The timing is deliberate. Polymarket launched a regulated US version of its platform in December 2025, made possible through the acquisition of QCEX. The company is now betting that a loud enough marketing campaign can reintroduce it to the American public as a legitimate, above-board operation rather than the offshore workaround it spent four years being.
The numbers that make this complicated
Here is the tension at the center of this story. Polymarket was banned from the US market. The ban did not actually stop US users from trading on the platform.
In April 2026 alone, the offshore version of Polymarket recorded roughly $9 billion in trading volume. US-linked wallets accounted for approximately 30% of that activity. The regulated US app, Polymarket US, generated about $1.6 billion in volume during the same month.
Over the last 12 months, Polymarket users placed $571 million in political market trades alone, according to Allium analysis.
Shayne Coplan, Polymarket’s founder, has connections that add another layer to the story.
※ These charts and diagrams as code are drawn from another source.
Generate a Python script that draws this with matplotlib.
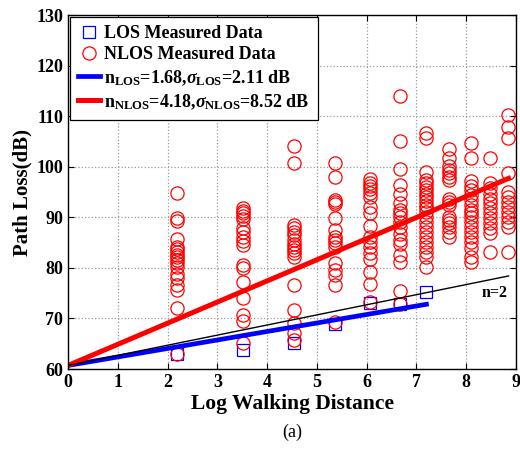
import numpy as np
import matplotlib
matplotlib.use('Agg')
import matplotlib.pyplot as plt

plt.rcParams['font.family'] = 'Liberation Serif'
plt.rcParams['font.weight'] = 'bold'
plt.rcParams['mathtext.fontset'] = 'custom'
plt.rcParams['mathtext.rm'] = 'Liberation Serif:bold'
plt.rcParams['mathtext.it'] = 'Liberation Serif:bold:italic'
plt.rcParams['mathtext.bf'] = 'Liberation Serif:bold'

# log walking distance of each measurement spot
col_x = [2.18, 3.52, 4.54, 5.37, 6.06, 6.67, 7.19, 7.66, 8.09, 8.48, 8.84]

# NLOS path loss (dB) at each spot
nlos_1 = [94.8, 89.8, 89.2, 85.8, 84.2, 83.7, 83.2, 82.5, 82.1, 81.5, 80.9, 80.2, 78.8, 77.9, 76.6, 75.7, 72.0, 62.9]
nlos_2 = [91.8, 91.2, 90.8, 90.2, 89.6, 87.8, 87.1, 86.2, 85.3, 84.5, 80.6, 79.9, 77.3, 74.0, 70.7, 69.4, 65.2]
nlos_3 = [104.1, 100.7, 88.5, 87.8, 87.1, 86.5, 85.5, 84.8, 84.2, 83.5, 82.9, 82.2, 76.6, 71.7, 69.0, 67.1, 65.8]
nlos_4 = [100.7, 97.9, 93.5, 93.1, 92.6, 89.8, 87.5, 86.2, 85.6, 85.0, 84.2, 80.9, 79.6, 78.6, 76.6, 69.3]
nlos_5 = [97.5, 96.7, 96.2, 95.5, 94.8, 94.1, 92.0, 90.9, 88.3, 86.2, 85.2, 84.2, 82.9, 81.7, 79.2, 76.9, 73.3]
nlos_6 = [114.0, 105.1, 99.5, 96.4, 94.6, 92.8, 91.4, 90.8, 90.1, 89.1, 88.1, 86.7, 85.6, 84.8, 82.5, 81.2, 75.5, 72.9]
nlos_7 = [106.6, 105.6, 99.0, 97.4, 96.7, 96.0, 95.4, 94.7, 94.1, 93.3, 92.4, 91.8, 91.1, 90.1, 89.1,
          88.1, 87.1, 86.2, 85.2, 84.2, 83.2, 82.2, 80.1]
nlos_8 = [103.6, 101.8, 100.1, 99.3, 98.7, 97.9, 97.4, 93.7, 93.1, 92.4, 90.1, 89.5, 88.8, 88.1, 87.1, 86.2]
nlos_9 = [104.6, 101.8, 97.2, 96.2, 95.4, 94.4, 93.4, 92.4, 91.4, 90.8, 90.1, 89.1, 88.1, 87.1, 86.2,
          85.2, 83.9, 82.2, 81.2]
nlos_10 = [101.8, 96.7, 95.7, 94.7, 93.7, 92.8, 91.8, 90.8, 89.8, 88.8, 87.8, 86.8, 83.2]
nlos_11 = [110.2, 107.9, 105.6, 98.7, 95.0, 94.1, 93.1, 92.1, 91.1, 90.1, 89.1, 88.1, 83.2]
nlos_cols = [nlos_1, nlos_2, nlos_3, nlos_4, nlos_5, nlos_6, nlos_7, nlos_8, nlos_9, nlos_10, nlos_11]

# LOS path loss (dB), first 7 spots
los_x = [2.18, 3.52, 4.54, 5.37, 6.06, 6.67, 7.19]
los_pl = [62.9, 63.8, 65.1, 68.9, 73.0, 72.9, 75.3]

pl0 = 60.7
n_los, s_los = 1.68, 2.11
n_nlos, s_nlos = 4.18, 8.52

nx = np.concatenate([[x] * len(c) for x, c in zip(col_x, nlos_cols)])
ny = np.concatenate(nlos_cols)

fig = plt.figure(figsize=(5.2, 4.55), dpi=100)
ax = fig.add_axes([0.1308, 0.189, 0.8615, 0.778])

ax.plot(los_x, los_pl, 's', ms=8.5, mfc='none', mec='#0000ff', mew=0.9,
        label='LOS Measured Data')
ax.plot(nx, ny, 'o', ms=9.5, mfc='none', mec='#ff0000', mew=0.9,
        label='NLOS Measured Data')

xl = np.array([0, 7.2])
ax.plot(xl, pl0 + n_los * xl, color='#0000ff', lw=3.4,
        label=r'n$_{\mathrm{LOS}}$=%.2f,$\sigma_{\mathrm{LOS}}$=%.2f dB' % (n_los, s_los))
xn = np.array([0, 8.85])
ax.plot(xn, pl0 + n_nlos * xn, color='#ff0000', lw=3.6,
        label=r'n$_{\mathrm{NLOS}}$=%.2f,$\sigma_{\mathrm{NLOS}}$=%.2f dB' % (n_nlos, s_nlos))
ax.plot(xn, pl0 + 2 * xn, color='black', lw=1.0)
ax.text(8.3, 74.2, 'n=2', fontsize=11.5, fontweight='bold')

ax.set_xlim(0, 9)
ax.set_ylim(60, 130)
ax.set_xticks(range(0, 10))
ax.set_yticks(range(60, 131, 10))
ax.grid(True, linestyle=':', color='#999999', lw=0.9)
ax.tick_params(direction='in', top=True, right=True, labelsize=13, length=4)
for s in ax.spines.values():
    s.set_linewidth(1.0)

ax.set_xlabel('Log Walking Distance', fontsize=15.5, fontweight='bold', labelpad=2)
ax.set_ylabel('Path Loss(dB)', fontsize=15, fontweight='bold', labelpad=3)

leg = ax.legend(loc='upper left', fontsize=13, handlelength=1.2, handletextpad=0.25,
                borderaxespad=0.1, borderpad=0.45, labelspacing=0.25, fancybox=False,
                edgecolor='black', framealpha=1)
leg.get_frame().set_linewidth(0.9)

fig.text(0.562, 0.04, '(a)', fontsize=13, fontweight='normal', ha='center')

fig.savefig('out.png', dpi=100)
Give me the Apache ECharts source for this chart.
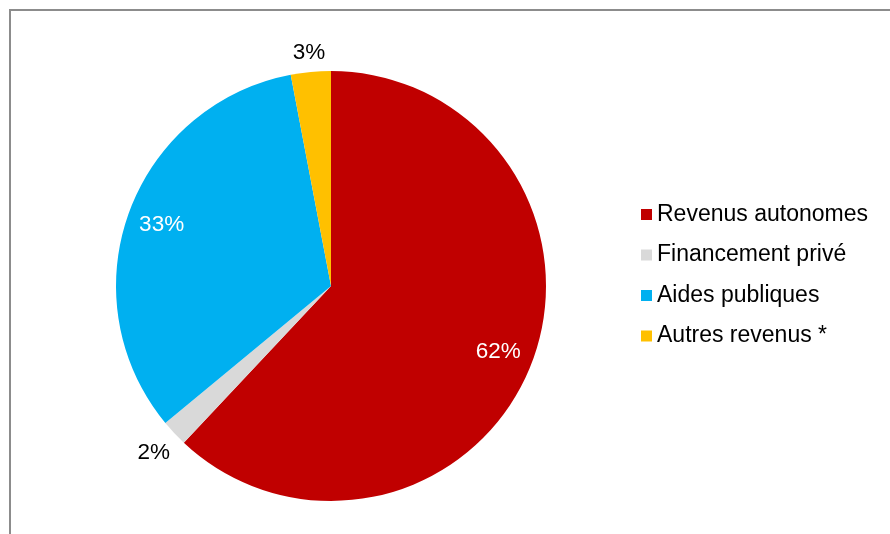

Donald Trump Jr. serves as both an advisor and an investor in the platform, a relationship that will draw scrutiny from any regulator or journalist inclined to look closely at who is benefiting from a friendlier post-2024 regulatory environment.
A WSJ report lands at exactly the wrong moment
A Wall Street Journal investigation published June 20, 2026 reported on what it described as deceptive marketing tactics by Polymarket. The fallout was fast: a consumer lawsuit followed, and the CFTC expanded its investigation into the company.
The core compliance question raised by the WSJ report is whether Polymarket’s marketing practices were truthful about what users were signing up for, and what protections they had. Those are questions that matter both for the ongoing CFTC investigation and for any future regulatory framework that governs prediction markets in the US.
What this means for prediction markets broadly
The $9 billion in offshore monthly volume signals that demand for prediction markets is real, deep, and not going away simply because a regulator draws a line.
The CFTC investigation is ongoing, the consumer lawsuit is live, and the WSJ report has given any skeptical regulator fresh ammunition. The regulated app’s $1.6 billion April volume suggests some are already comfortable with that bet, but the offshore platform’s continued dominance of total volume tells you most sophisticated users are still keeping their options open.